Under his watch, the party machinery has suspended dozens of leading left-wing members, stripped left-wing candidates of their credentials and manipulated shortlists to shut out popular left-wing contenders. The treatment of his predecessor, Corbyn, is perhaps the biggest tactical error. By shunning him, the leadership seemed to suggest that his supporters are no longer welcome, whilst also signalling that the party’s detractors were right all along. If Corbyn’s as bad as they make out, why should anyone vote for the party that happily campaigned for him to be Prime Minister?
Nowhere is the impact of leadership’s hostility to the left more clearly visible than in Bristol West. In 2017 and 2019, Labour won the constituency with over 60% of the vote, making it one of the safest Labour seats in the country.
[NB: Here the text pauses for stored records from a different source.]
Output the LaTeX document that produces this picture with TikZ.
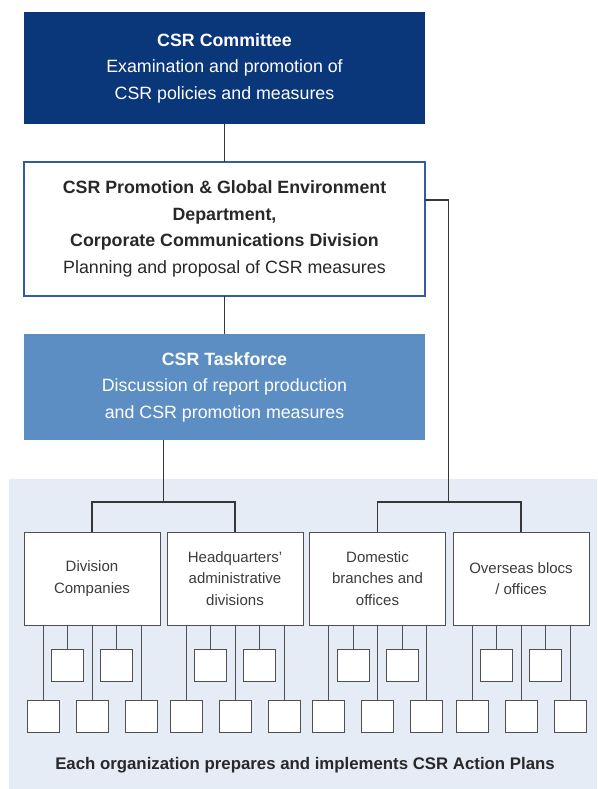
\documentclass[tikz,border=0pt]{standalone}
\usepackage{fontspec}
\setmainfont{Liberation Sans}
\definecolor{navy}{RGB}{10,54,122}
\definecolor{taskblue}{RGB}{92,142,195}
\definecolor{panelblue}{RGB}{230,236,246}
\definecolor{promoborder}{RGB}{52,92,165}
\definecolor{linegray}{RGB}{55,55,55}
\definecolor{boxgray}{RGB}{80,80,80}
\definecolor{textdark}{RGB}{40,40,40}
\definecolor{textgray}{RGB}{60,60,60}
\begin{document}
\begin{tikzpicture}[x=1pt,y=-1pt,
  conn/.style={draw=linegray, line width=1.1pt},
  bigbox/.style={rectangle, inner sep=0pt, outer sep=0pt, minimum width=401pt, align=center,
    font=\fontsize{17.8}{26.6}\selectfont},
  unitbox/.style={rectangle, draw=boxgray, fill=white, line width=0.9pt, inner sep=0pt, outer sep=0pt,
    minimum width=136pt, minimum height=93pt, align=center, text=textgray,
    font=\fontsize{15}{21.6}\selectfont},
  smallbox/.style={rectangle, draw=boxgray, fill=white, line width=0.9pt, inner sep=0pt, outer sep=0pt,
    minimum width=32pt, minimum height=32pt}]
\useasboundingbox (0,0) rectangle (597,789);
\fill[panelblue] (9,479) rectangle (597,789);

\node[bigbox, fill=navy, text=white, minimum height=112pt] (comm) at (224.5,68)
  {\textbf{CSR Committee}\\Examination and promotion of\\CSR policies and measures};
\node[bigbox, fill=white, draw=promoborder, line width=1.1pt, text=textdark, minimum height=134pt] (promo) at (224.5,229)
  {\textbf{CSR Promotion \& Global Environment}\\\textbf{Department,}\\\textbf{Corporate Communications Division}\\Planning and proposal of CSR measures};
\node[bigbox, fill=taskblue, text=white, minimum height=106pt] (task) at (224.5,387)
  {\textbf{CSR Taskforce}\\Discussion of report production\\and CSR promotion measures};

\node[unitbox] (div) at (92,578.5) {Division\\Companies};
\node[unitbox] (hq) at (235,578.5) {Headquarters'\\administrative\\divisions};
\node[unitbox] (dom) at (377.5,578.5) {Domestic\\branches and\\offices};
\node[unitbox] (ovs) at (521,578.5) {Overseas blocs\\/ offices};

\coordinate (r1) at (448.5,200);
\coordinate (lbar) at (163.5,502);
\coordinate (rbar) at (448.5,502);

\draw[conn] (comm.south) -- (promo.north);
\draw[conn] (promo.south) -- (task.north);
\draw[conn] (promo.east |- r1) -- (r1) -- (rbar);
\draw[conn] (task.south -| lbar) -- (lbar);
\draw[conn] (div.north) |- (lbar) -| (hq.north);
\draw[conn] (dom.north) |- (rbar) -| (ovs.north);

\foreach \n/\c in {div/92, hq/235, dom/377.5, ovs/521}{
  \node[smallbox] (\n-a) at (\c-49,716) {};
  \node[smallbox] (\n-b) at (\c-24.5,665) {};
  \node[smallbox] (\n-c) at (\c,716) {};
  \node[smallbox] (\n-d) at (\c+24.5,665) {};
  \node[smallbox] (\n-e) at (\c+49,716) {};
  \foreach \k in {a,b,c,d,e}{
    \draw[conn, line width=0.9pt, draw=boxgray] (\n.south -| \n-\k.north) -- (\n-\k.north);
  }
}

\node[font=\bfseries\fontsize{16.8}{20}\selectfont, text=textdark] (plans) at (305,765)
  {Each organization prepares and implements CSR Action Plans};
\end{tikzpicture}
\end{document}
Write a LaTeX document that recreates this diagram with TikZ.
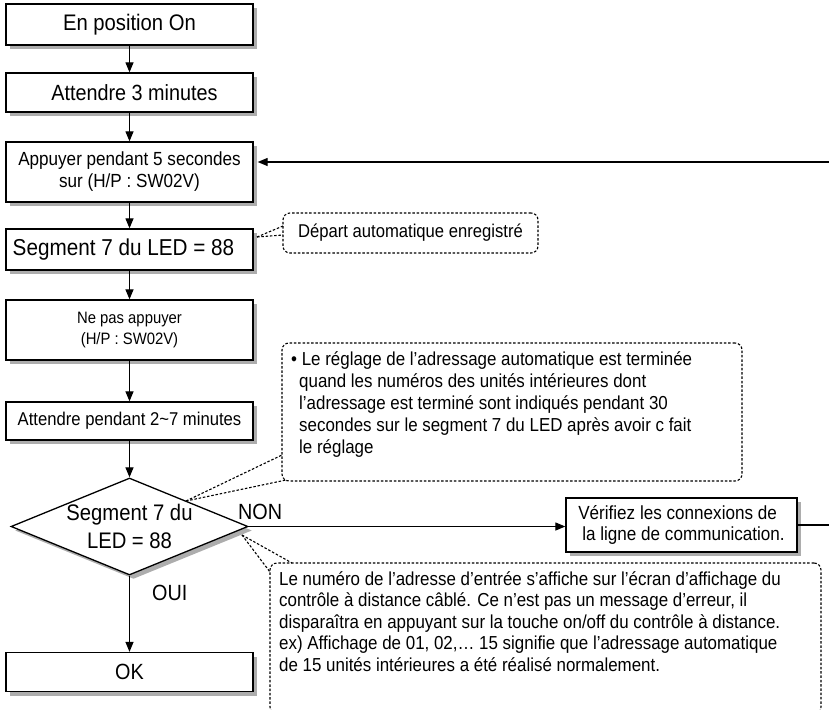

In the past year, the party machinery has suspended the Constituency Labour Party, removed many of the left-wing council candidates and removed the most popular – and left-wing – metro mayor contender from the shortlist. Perhaps unsurprisingly, the electorate that voted overwhelmingly for Labour less than two years ago this week returned 16 Green councillors. Labour has lost overall control of the council. Meanwhile, where the party put forward a radical vision, left-wing candidates and a united front, we did much better: as in Wales, Salford and Preston.
A bird cannot fly with one wing. The evidence from abroad suggests the left needs both its wings too. Neither is big enough alone to appeal to the broad spectrum of voters we need, but together we might have a chance. Making this coalition work may not be easy but it’s the only choice we have. It falls to Starmer to make the first move.